Author Séamas O’Reilly has hinted at a screen adaption of his childhood memoir Did Ye Hear Mammy Died? as well as a second instalment of the bestselling book.
O’Reilly, one of 11 children, whose mother died when he was five, was a guest on The Irish Times’ Borderlines podcast.
“There may or may not be adapting of the book for a visual medium, but I can’t really say very much about that,” he said.
“As for book two, in a memoir-ey shape, that could be on the cards as well, because it does end when I’m about 11. So, I didn’t just go into cold storage. I did have an extra life that went on beyond that point! So who knows but watch this space, that’s what I’ll say.”
O’Reilly said writing his book was a “bittersweet” experience because in the course of his research, while questioning his siblings and others, he unearthed new memories about his mother.
“Having to actually dig in there and actually feel so sad for this little boy who was me, that was new, kind of. And also the flip side of that, now that I’m a parent myself, how much deeper my sadness and sorrow was for my dad and for my mum.
“I’d never really thought about it from my mum’s perspective. She knew she was dying. She was leaving 11 kids behind. And in all the different layers of grief and sadness and anger I’ve ever had, I’d almost never thought about what she felt like.”
O’Reilly grew up on the Border between Derry in Northern Ireland and Donegal in the Republic. “My dad’s fence was literally the Border. Anything that went over the fence we probably should have been filling out forms to grab it,” he said.
“But I’ve actually done the maths for it. My dad’s fence, which he erected to stop a horse from eating his flowers, is 0.04 per cent of the UK’s Border with the Republic of Ireland and/or the EU now.”
The family crossed the Border frequently. “It was something that was of negligible interest to anybody who knew us growing up. It wasn’t something we thought about.”
And when O’Reilly moved to London 11 years ago, he rarely considered the location of his family home important enough to mention when talking about his background, “until about five years ago when everyone in Britain realised that they had a 300-mile long Border with the institution that they’d just separated themselves from”.

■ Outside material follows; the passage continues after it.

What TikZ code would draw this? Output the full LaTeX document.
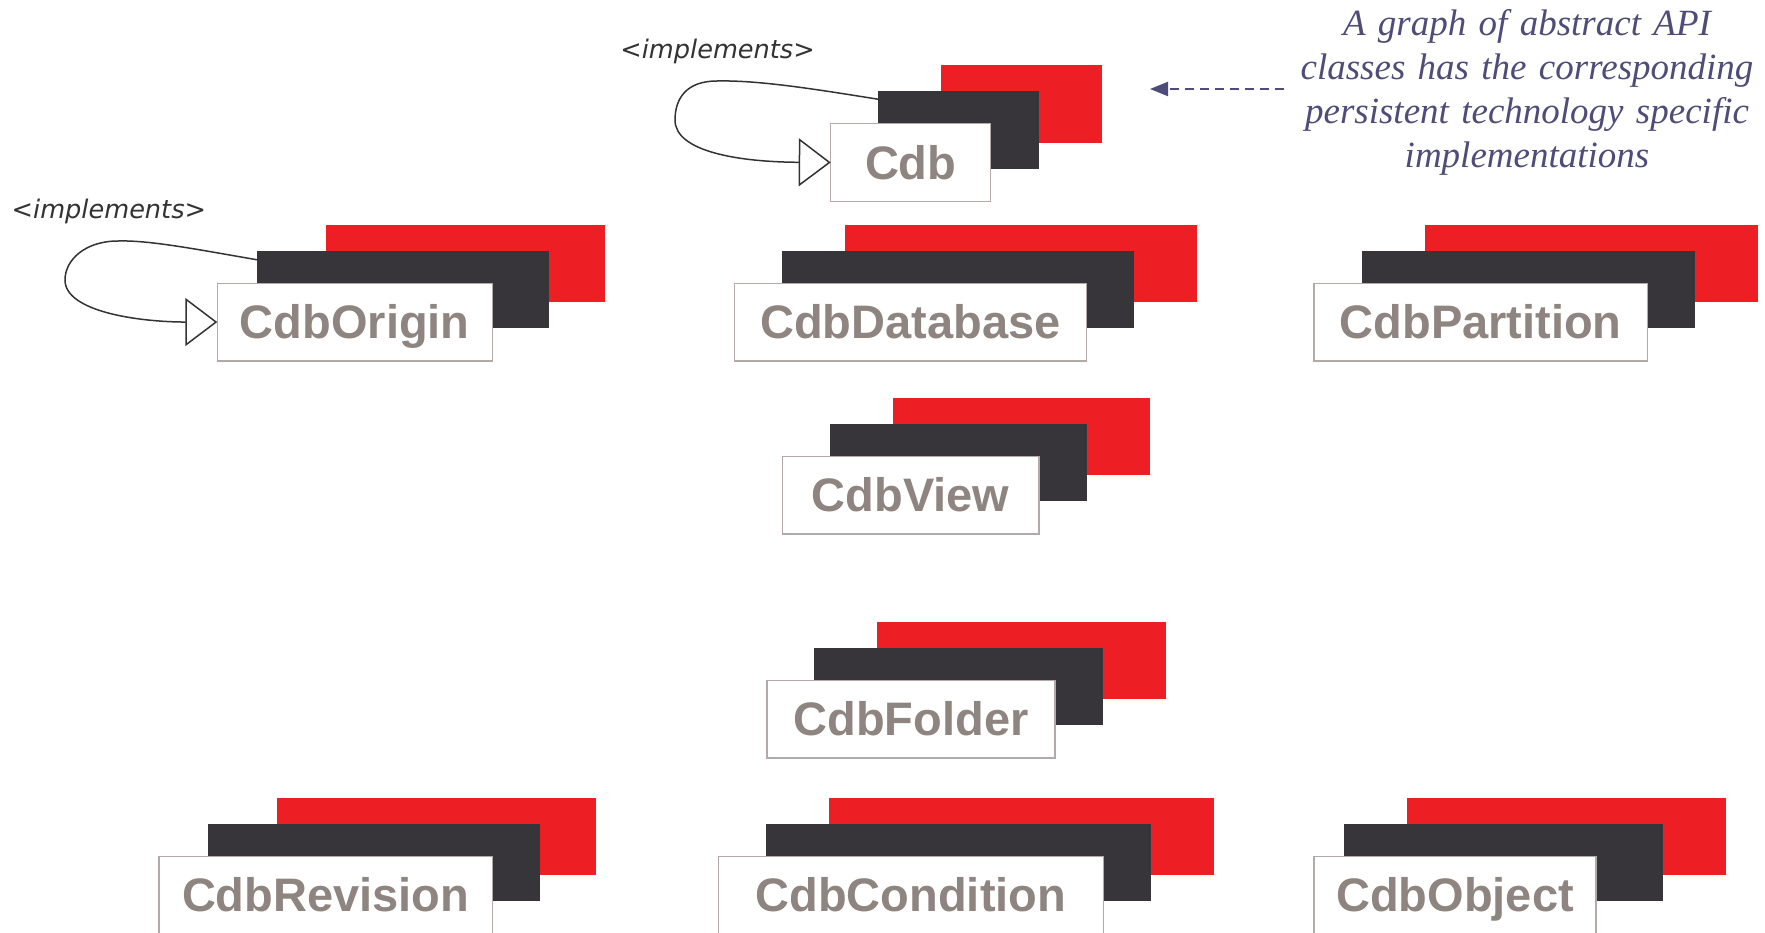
\documentclass[tikz,border=0pt]{standalone}
\usepackage{fontspec}
\usepackage{graphicx}
\setmainfont{Liberation Serif}
\newfontfamily\classfamily{Liberation Sans}
\newfontfamily\implfamily{DejaVu Sans}[ItalicFont={DejaVu Sans Oblique}]
\newfontfamily\notefamily{Liberation Serif}
\usetikzlibrary{arrows.meta,calc}

\definecolor{cdbred}{RGB}{237,30,36}
\definecolor{cdbdark}{RGB}{56,53,58}
\definecolor{boxline}{RGB}{178,170,166}
\definecolor{labelgray}{RGB}{142,132,128}
\definecolor{notecolor}{RGB}{80,76,122}
\definecolor{linkgray}{RGB}{51,51,51}

% One class: red plate, dark plate and the white name box in front.
% #1 name, #2 label, #3 top of white box, #4/#5 white x range,
% #6/#7 dark x range, #8/#9 red x range (1 unit = 0.5pt)
\newcommand\classstack[9]{%
  \pgfmathsetmacro\rcx{(#8+#9)/2}\pgfmathsetmacro\rwd{(#9-#8)*0.5}%
  \pgfmathsetmacro\dcx{(#6+#7)/2}\pgfmathsetmacro\dwd{(#7-#6)*0.5}%
  \pgfmathsetmacro\wcx{(#4+#5)/2}\pgfmathsetmacro\wwd{(#5-#4)*0.5}%
  \pgfmathsetmacro\rcy{#3-19.75}%
  \pgfmathsetmacro\dcy{#3+6.25}%
  \pgfmathsetmacro\wcy{#3+38.75}%
  \node[redplate, minimum width=\rwd pt] (#1-r) at (\rcx,\rcy) {};
  \node[darkplate, minimum width=\dwd pt] (#1-d) at (\dcx,\dcy) {};
  \node[classbox, minimum width=\wwd pt] (#1) at (\wcx,\wcy) {#2};
}

\begin{document}
\begin{tikzpicture}[x=0.5pt,y=-0.5pt,
  redplate/.style={fill=cdbred, inner sep=0pt, outer sep=0pt,
    minimum height=38.75pt},
  darkplate/.style={fill=cdbdark, inner sep=0pt, outer sep=0pt,
    minimum height=38.75pt},
  classbox/.style={fill=white, draw=boxline, line width=0.7pt, inner sep=0pt,
    outer sep=0pt, minimum height=38.75pt, text=labelgray,
    font=\classfamily\bfseries\fontsize{23.5pt}{28pt}\selectfont,
    text height=16.8pt, text depth=0pt},
  impllabel/.style={anchor=base west, inner sep=0pt, text=linkgray,
    font=\implfamily\itshape\fontsize{12.8pt}{15pt}\selectfont},
  implarrow/.style={draw=linkgray, line width=0.75pt,
    -{Triangle[open, length=16pt, width=24pt]}},
  notetext/.style={text=notecolor, align=center, text width=240pt,
    inner sep=1.5pt, font=\notefamily\itshape\fontsize{18.5pt}{22pt}\selectfont},
  notearrow/.style={draw=notecolor, line width=1pt,
    dash pattern=on 4.5pt off 3pt, -{Triangle[length=9pt, width=7pt]}}
]
\useasboundingbox (0,0) rectangle (1765,932);
\clip (0,0) rectangle (1765,932);
\fill[white] (0,0) rectangle (1765,932);

\classstack{cdb}{Cdb}{123.7}{830.7}{990.7}{878}{1038.7}{941}{1101.7}
\classstack{origin}{CdbOrigin}{283.3}{217.3}{492.3}{257.3}{548.7}{326}{605}
\classstack{database}{CdbDatabase}{283.3}{734.3}{1086.3}{782.3}{1133.7}{845}{1197}
\classstack{partition}{CdbPartition}{283.3}{1314}{1647.3}{1362.3}{1695}{1425}{1757.7}
\classstack{view}{CdbView}{456.3}{782.3}{1039}{830}{1087}{893}{1150}
\classstack{folder}{CdbFolder}{680.3}{767}{1055}{814}{1103}{877}{1166}
\classstack{revision}{CdbRevision}{856.3}{159}{492.3}{208}{540}{277}{596}
\classstack{condition}{CdbCondition}{856.3}{718.3}{1103.3}{766}{1151}{829}{1214}
\classstack{object}{CdbObject}{856.3}{1314}{1596}{1344}{1663}{1407}{1726}

% self-implementation loops
\node[impllabel] (impl-cdb) at (620,58.3) {<implements>};
\draw[implarrow] ($(cdb-d.north west)+(0,8)$)
  .. controls (820,90) and (760,80) .. (717,81)
  .. controls (685,81) and (675,100) .. (675,120)
  .. controls (675,152) and (740,162) .. (cdb.west);

\node[impllabel] (impl-origin) at (11.3,218.3) {<implements>};
\draw[implarrow] ($(origin-d.north west)+(0,9)$)
  .. controls (200,250) and (150,240) .. (118,241)
  .. controls (85,241) and (65,260) .. (65,280)
  .. controls (65,312) and (140,322) .. (origin.west);

% explanatory note
\node[notetext] (note) at (1527,92.2) {\strut A graph of abstract API\\
  \strut classes has the corresponding\\
  \strut persistent technology specific\\
  \strut implementations};
\coordinate (notetip) at (1150,89);
\draw[notearrow] (note.west |- notetip) -- (notetip);
\end{tikzpicture}
\end{document}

After Britain voted to leave the European Union in June 2016, O’Reilly said he was “very upset and angry about how people hadn’t talked about the Border” during the referendum debate.
“And it now seems strange because it became such a part of the process and such a part of the conversation, but up to and after the referendum it was never mentioned. Nobody visited Northern Ireland, nobody talked about it . . . and to me it was infuriating.”
He was already writing for the Guardian and other outlets about different topics, but began to write more about the Border and the impact of the Brexit vote in Northern Ireland.
“The number one response I would get was from people who literally had not realised that there was a Border. These were all English people; the Irish people all knew.
“It’s weird that only in those last five and six years have I started thinking more about what it means and what effects it’s had, both in my life beforehand and ever since, and also how much our closest neighbours don’t know anything about us.”